For the Emotional Regulation scale, clustering patterns suggests that the identification of emotions in themselves and in others might be two different skills, although we initially equated them as part of the same continuum. Finally, the Physical Regulation results conform with the interpretation of a continuum underlying the development of all its skills, with two strong lower-level clusters of dimensionality within, coherent with the a priori construction of Foundation and Mastery levels. We argue that, although these alternative dimensionality structure could be supported for these proposed unidimensional scales, given that the aim of these scales is to be integrated within an overarching assessment framework for PL, instead of specific theory development on their construct, they possess enough dimensionality to be used to locate an individual in each of these latent traits, as evidenced by their total scalability coefficients.
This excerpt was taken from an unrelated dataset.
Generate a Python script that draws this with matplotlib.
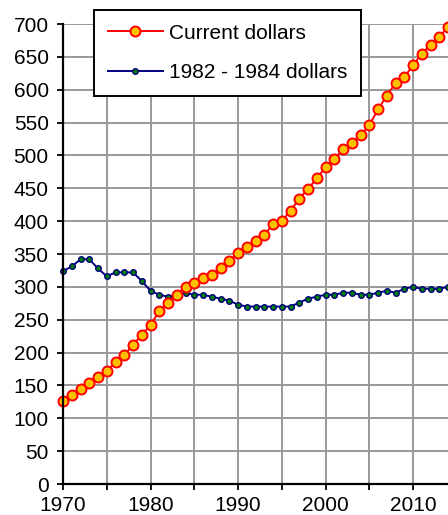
import numpy as np
import matplotlib.pyplot as plt
from matplotlib.ticker import MultipleLocator

plt.rcParams['font.family'] = ['Liberation Sans', 'DejaVu Sans']

# years
years = list(range(1970, 2015))

# average weekly earnings, current dollars
current = [126, 136, 145, 154, 163, 172, 185, 196, 212, 227,
           242, 263, 276, 288, 300, 306, 313, 318, 328, 339,
           352, 361, 370, 379, 395, 400, 416, 434, 449, 465,
           482, 494, 510, 519, 531, 546, 570, 591, 610, 619,
           637, 655, 668, 680, 696]

# same in 1982 - 1984 dollars
constant = [324, 331, 342, 342, 328, 316, 322, 322, 322, 309,
            294, 288, 285, 288, 291, 288, 288, 285, 282, 279,
            273, 270, 270, 270, 270, 270, 270, 276, 282, 285,
            288, 288, 291, 291, 288, 288, 291, 294, 291, 297,
            300, 297, 297, 297, 300]

fig = plt.figure(figsize=(4.48, 5.15), dpi=100)
ax = fig.add_axes([63 / 448, 1 - 484 / 515, 1 - 63 / 448, 460 / 515])

ax.plot(years, current, color='red', lw=1.4, marker='o', ms=7.2,
        mfc='#FFC000', mec='red', mew=1.4, label='Current dollars',
        clip_on=False, zorder=4)
ax.plot(years, constant, color='#000080', lw=1.4, marker='o', ms=4,
        mfc='#008000', mec='#000080', mew=1.0, label='1982 - 1984 dollars',
        clip_on=False, zorder=3)

ax.set_xlim(1970, 2014.0)
ax.set_ylim(0, 700)
ax.set_xticks(range(1970, 2015, 5))
ax.set_xticklabels([str(y) if y % 10 == 0 else '' for y in range(1970, 2015, 5)])
ax.yaxis.set_major_locator(MultipleLocator(50))

ax.grid(True, color='#999999', lw=1.4)
ax.set_axisbelow(True)
for s in ['top', 'right']:
    ax.spines[s].set_visible(False)
for s in ['left', 'bottom']:
    ax.spines[s].set_linewidth(1.6)
    ax.spines[s].set_zorder(5)
ax.tick_params(labelsize=15, length=4.3, width=1.3, direction='out')
ax.tick_params(axis='x', pad=4.5)
ax.tick_params(axis='y', pad=6)

leg = ax.legend(loc='upper left', bbox_to_anchor=(94 / 448, 1 - 10 / 515),
                bbox_transform=fig.transFigure, fontsize=15, fancybox=False,
                framealpha=1, edgecolor='black', handlelength=2.65,
                labelspacing=1.0, borderpad=0.65, handletextpad=0.3,
                borderaxespad=0)
leg.get_frame().set_linewidth(1.4)
leg.set_zorder(10)

plt.savefig('out.png')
Additionally, refinements to item’s difficulty in scales with below standard, or borderline IIO accuracy (HT ≈ .30) are warranted, to better target different development stages across each construct. Parametric IRT models might support this effort, although its restrictive assumptions regarding Item Response Functions might not fit the functions we observed in this study.
For ease of interpretation and comparability between scales, we recommend that scores on this scale be transformed into a 0-100 metric using the maximum possible number of summed points as upper bound. Given that scales have mostly a balanced number of items designed to measure Foundational, and Mastery skills, a middle point score (50%) can be used as a heuristic cut-score to identify students transitioning into a deeper phase of learning.